In general terms, the problem (which is really a problem in set theory and combinatorics) is to determine, for $c$ critics and $s$ screens, the maximum number of distinct single-showing-assignments (partitions) of the $c$ critics into $s$ crowds (subsets) such that any two crowds in any two (distinct) assignments are distinct but overlap. That sounds like a hard problem to me, and I look forward to seeing if the puzzle author (or anyone else) has a nice way into it.

What I do have is a relatively simple and effective strategy that uses a lavish staff of 21 critics.

Let’s represent a critic’s overall assignment of theaters as a ten-character string, such as “ACCBBCAABA”. Then, nine critics can satisfy the desideratum—necessary, but not sufficient to solve the problem—of having movies in consecutive showings co-watched, as follows:

    1: AAAAAAAAAA
2: ABABABABAB
3: ACACACACAC
4: BABABABABA
5: BBBBBBBBBB
6: BCBCBCBCBC
7: CACACACACA
8: CBCBCBCBCB
9: CCCCCCCCCC


These assignments actually ensure that every pair of movies containing one from an odd- and one from an an even-numbered showing are co-watched. But many pairs of movies from odd-odd and even-even showings are not co-watched.

We can start to repair that with nine more critics, using the same assignment chart as above but reading it differently, namely by considering the showings to be represented in the order 1, 3, 5, 7, 9, 2, 4, 6, 8, 10. That will cover pairs of movies that are in showings whose numbers are odd and even in this ordering. Reordering, this second set of assignments is:

    1: AAAAAAAAAA
2: ABBAABBAAB
3: ACCAACCAAC
4: BAABBAABBA
5: BBBBBBBBBB
6: BCCBBCCBBC
7: CAACCAACCA
8: CBBCCBBCCB
9: CCCCCCCCCC


To finish up, do the same thing yet again, but scramble the ordering as follows: 1,5,9,3,7,2,6,10,4,8. This yields:

    1: AAAAAAAAAA
2: ABBABAABAB
3: ACCACAACAC
4: BAABABBABA
5: BBBBBBBBBB
6: BCCBCBBCBC
7: CAACACCACA
8: CBBCBCCBCB
9: CCCCCCCCCC


Now every pair of showings has been odd-even (as concerns our first-chart strategy), and so all pairs of movies are co-watched by the 27 critics we’ve employed. The six constant-theater assignments in the second and third charts are redundant (we already had those assignments covered among our initial nine critics). So in the words of our President, they are fired, and in total we get by with 21 critics.

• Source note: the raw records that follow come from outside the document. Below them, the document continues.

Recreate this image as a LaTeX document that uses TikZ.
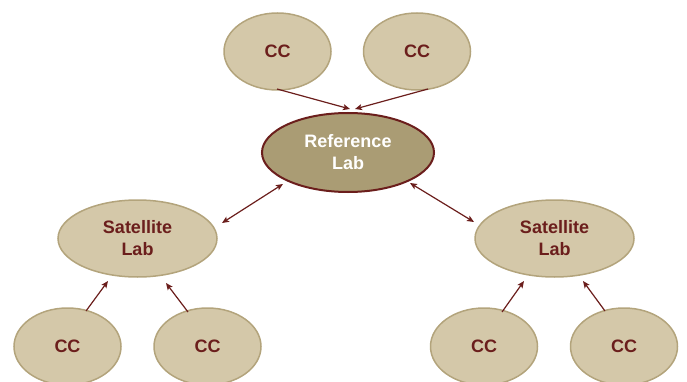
\documentclass[tikz,border=0pt]{standalone}
\usepackage{fontspec}
\setmainfont{Liberation Sans}
\usetikzlibrary{shapes.geometric,arrows.meta,calc}
\definecolor{lightfill}{HTML}{D4C8A9}
\definecolor{lightedge}{HTML}{B3A47C}
\definecolor{reffill}{HTML}{AA9C74}
\definecolor{darkred}{HTML}{6B1E1C}
\tikzset{
  ccnode/.style={ellipse, draw=lightedge, line width=1.5pt, fill=lightfill, minimum width=107pt, minimum height=77pt, inner sep=0pt, text=darkred, font=\fontsize{18}{22}\selectfont\bfseries, align=center},
  satnode/.style={ccnode, minimum width=159pt, minimum height=77pt},
  refnode/.style={ellipse, draw=darkred, line width=2pt, fill=reffill, minimum width=172pt, minimum height=79pt, inner sep=0pt, text=white, font=\fontsize{18}{22}\selectfont\bfseries, align=center},
  arr/.style={draw=darkred, line width=1.2pt, -{Stealth[length=7pt,width=6pt,inset=1.5pt]}},
  darr/.style={draw=darkred, line width=1.2pt, {Stealth[length=7pt,width=6pt,inset=1.5pt]}-{Stealth[length=7pt,width=6pt,inset=1.5pt]}}
}
\begin{document}
\begin{tikzpicture}[x=1pt,y=1pt]
\useasboundingbox (0,0) rectangle (687,-382);
\node[ccnode] (ccTL) at (277.5,-51.5) {CC};
\node[ccnode] (ccTR) at (417,-51.5) {CC};
\node[refnode] (ref) at (348,-152.5) {Reference\\Lab};
\node[satnode] (satL) at (137.5,-238.5) {Satellite\\Lab};
\node[satnode] (satR) at (554.5,-238.5) {Satellite\\Lab};
\node[ccnode] (ccB1) at (67.5,-346.5) {CC};
\node[ccnode] (ccB2) at (207.5,-346.5) {CC};
\node[ccnode] (ccB3) at (484,-346.5) {CC};
\node[ccnode] (ccB4) at (624,-346.5) {CC};
\draw[arr] ($(ccTL)+(-0.5,-37.5)$) -- ($(ref)+(2,43.5)$);
\draw[arr] ($(ccTR)+(11,-37.5)$) -- ($(ref)+(7,43.5)$);
\draw[darr] ($(satL)+(84.5,15.5)$) -- ($(ref)+(-65,-31.5)$);
\draw[darr] ($(ref)+(62,-30.5)$) -- ($(satR)+(-80.5,16.5)$);
\draw[arr] ($(ccB1)+(18.5,35.5)$) -- ($(satL)+(-29.5,-42.5)$);
\draw[arr] ($(ccB2)+(-19.5,34.5)$) -- ($(satL)+(28.5,-44.5)$);
\draw[arr] ($(ccB3)+(18,34.5)$) -- ($(satR)+(-30.5,-42.5)$);
\draw[arr] ($(ccB4)+(-19,35.5)$) -- ($(satR)+(28.5,-42.5)$);
\end{tikzpicture}
\end{document}
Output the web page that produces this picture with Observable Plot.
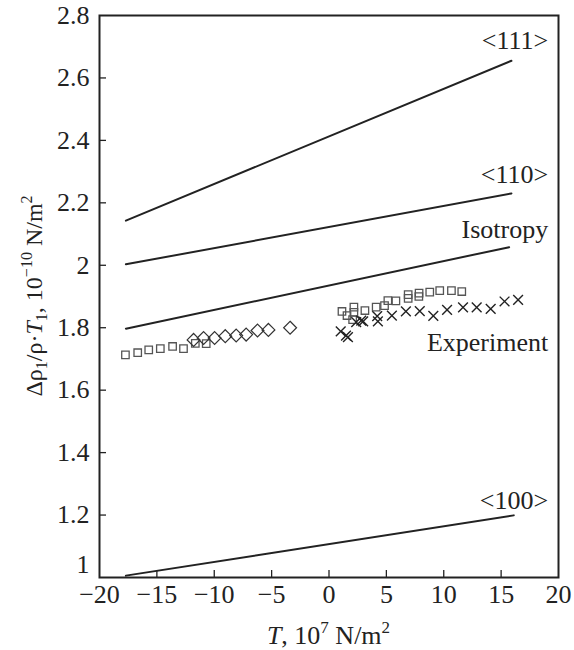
<!DOCTYPE html>
<html><head><meta charset="utf-8">
<script src="https://cdn.jsdelivr.net/npm/d3@7"></script>
<script src="https://cdn.jsdelivr.net/npm/@observablehq/plot@0.6"></script>
<style>body{margin:0;background:#fff}</style>
</head><body><div id="chart"></div>
<script>
// tick values
const xTicks = [-20, -15, -10, -5, 0, 5, 10, 15, 20];
const yTicks = [1, 1.2, 1.4, 1.6, 1.8, 2, 2.2, 2.4, 2.6, 2.8];
const yTickLabels = ["1", "1.2", "1.4", "1.6", "1.8", "2", "2.2", "2.4", "2.6", "2.8"];

// theoretical lines (start, end)
const lineNames = ["<111>", "<110>", "Isotropy", "<100>"];
const lineT = [[-17.7, 15.9], [-17.7, 15.9], [-17.7, 15.7], [-17.7, 16.1]];
const lineV = [[2.143, 2.655], [2.003, 2.23], [1.797, 2.058], [1.006, 1.199]];

// annotations
const labelText = ["<111>", "<110>", "Isotropy", "Experiment", "<100>"];
const labelT = [19.1, 19.1, 19.1, 19.1, 19.1];
const labelV = [2.72, 2.29, 2.115, 1.753, 1.247];

// experiment: squares
const sqT = [-17.74, -16.67, -15.71, -14.70, -13.63, -12.68, -11.65, -10.70,
  1.13, 1.57, 2.06, 2.17, 2.17, 3.13, 4.11, 4.84, 5.13, 5.83, 6.90, 6.90, 7.83, 7.85, 8.78, 9.65, 10.67, 11.57];
const sqV = [1.713, 1.720, 1.729, 1.733, 1.740, 1.733, 1.750, 1.749,
  1.852, 1.839, 1.826, 1.866, 1.849, 1.855, 1.866, 1.871, 1.887, 1.886, 1.894, 1.906, 1.900, 1.911, 1.914, 1.919, 1.919, 1.916];
// experiment: diamonds
const diT = [-11.80, -10.93, -9.97, -9.04, -8.09, -7.22, -6.23, -5.28, -3.39];
const diV = [1.761, 1.767, 1.767, 1.773, 1.775, 1.778, 1.791, 1.793, 1.800];
// experiment: crosses
const crT = [1.02, 1.48, 1.65, 2.37, 2.81, 2.98, 4.2, 4.26, 5.48, 6.70, 7.91, 9.09, 10.29, 11.68, 12.87, 14.09, 15.30, 16.48];
const crV = [1.788, 1.775, 1.770, 1.818, 1.823, 1.820, 1.837, 1.820, 1.839, 1.852, 1.853, 1.838, 1.857, 1.865, 1.865, 1.860, 1.884, 1.889];

const W = 574, H = 650, mL = 99, mR = 16, mT = 15, mB = 73;
const innerW = W - mL - mR, innerH = H - mT - mB;
const ink = "#222";
const serif = "'Liberation Serif', 'Times New Roman', serif";

const segs = lineNames.flatMap((n, i) => [0, 1].map(j => ({name: n, t: lineT[i][j], v: lineV[i][j]})));
const labels = labelText.map((s, i) => ({s, t: labelT[i], v: labelV[i]}));
const squares = sqT.map((t, i) => ({t, v: sqV[i]}));
const diamonds = diT.map((t, i) => ({t, v: diV[i]}));
const crosses = crT.map((t, i) => ({t, v: crV[i]}));
const yFmt = d => yTickLabels[yTicks.indexOf(d)];

const plot = Plot.plot({
  width: W, height: H,
  marginLeft: mL, marginRight: mR, marginTop: mT, marginBottom: mB,
  style: {fontFamily: serif, fontSize: "26px", background: "#fff", color: ink},
  x: {domain: [-20, 20]},
  y: {domain: [1, 2.8]},
  marks: [
    Plot.tickX(xTicks.slice(1, -1), {x: d => d, insetTop: innerH - 7, stroke: ink, strokeWidth: 1.3}),
    Plot.tickY(yTicks.slice(1, -1), {y: d => d, insetRight: innerW - 7, stroke: ink, strokeWidth: 1.3}),
    Plot.axisX({ticks: xTicks, tickSize: 0, tickPadding: 7, label: null, fill: ink, fontSize: 26}),
    Plot.axisY({ticks: yTicks.slice(1), tickSize: 0, tickPadding: 10, label: null, fill: ink, fontSize: 26, tickFormat: yFmt}),
    Plot.axisY({ticks: yTicks.slice(0, 1), tickSize: 0, tickPadding: 10, label: null, fill: ink, fontSize: 26, tickFormat: yFmt, dy: -13}),
    Plot.line(segs, {x: "t", y: "v", z: "name", stroke: ink, strokeWidth: 2}),
    Plot.dot(squares, {x: "t", y: "v", symbol: "square", r: 4.2, stroke: "#555", strokeWidth: 1.3, fill: "none"}),
    Plot.dot(diamonds, {x: "t", y: "v", symbol: "diamond2", r: 5.8, stroke: "#333", strokeWidth: 1.2, fill: "none"}),
    Plot.dot(crosses, {x: "t", y: "v", symbol: "times", r: 4.5, stroke: ink, strokeWidth: 1.4}),
    Plot.text(labels, {x: "t", y: "v", text: "s", textAnchor: "end", fontSize: 26, fill: ink}),
    Plot.frame({stroke: ink, strokeWidth: 2})
  ]
});

const svg = d3.select(plot);
// x axis label
const xl = svg.append("text").attr("x", mL + innerW / 2).attr("y", 644)
  .attr("text-anchor", "middle").attr("fill", ink).style("font-family", serif).style("font-size", "26px");
xl.append("tspan").attr("font-style", "italic").text("T");
xl.append("tspan").text(", 10");
xl.append("tspan").attr("dy", -11).style("font-size", "17px").text("7");
xl.append("tspan").attr("dy", 11).text(" N/m");
xl.append("tspan").attr("dy", -11).style("font-size", "17px").text("2");

// y axis label
const yl = svg.append("text").attr("transform", `translate(42,${mT + innerH / 2}) rotate(-90)`)
  .attr("text-anchor", "middle").attr("fill", ink).style("font-family", serif).style("font-size", "24px");
yl.append("tspan").text("Δρ");
yl.append("tspan").attr("dy", 5).style("font-size", "16px").text("1");
yl.append("tspan").attr("dy", -5).text("/ρ·");
yl.append("tspan").attr("font-style", "italic").text("T");
yl.append("tspan").attr("dy", 5).style("font-size", "16px").text("1");
yl.append("tspan").attr("dy", -5).text(", 10");
yl.append("tspan").attr("dy", -10).style("font-size", "16px").text("−10");
yl.append("tspan").attr("dy", 10).text(" N/m");
yl.append("tspan").attr("dy", -10).style("font-size", "16px").text("2");

document.getElementById("chart").appendChild(plot);
</script>
</body></html>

The first chart has an obvious pattern, which can be repeated for any number of showings without a need for additional critics. And a similar chart can be made for any number $s$ of screens, with $s^2$ lines, and again needing to re-use the chart twice, for a total (after eliminating redundancies) of $3s^2-2s$ critics for any number of showings.

I do doubt that this scheme is optimal, as among 21 critics, $21 \times 10 \times 9 /2$, or 945, movie pairs are covered—more than half redundantly. But it’s Sunday night, and it’s what I got.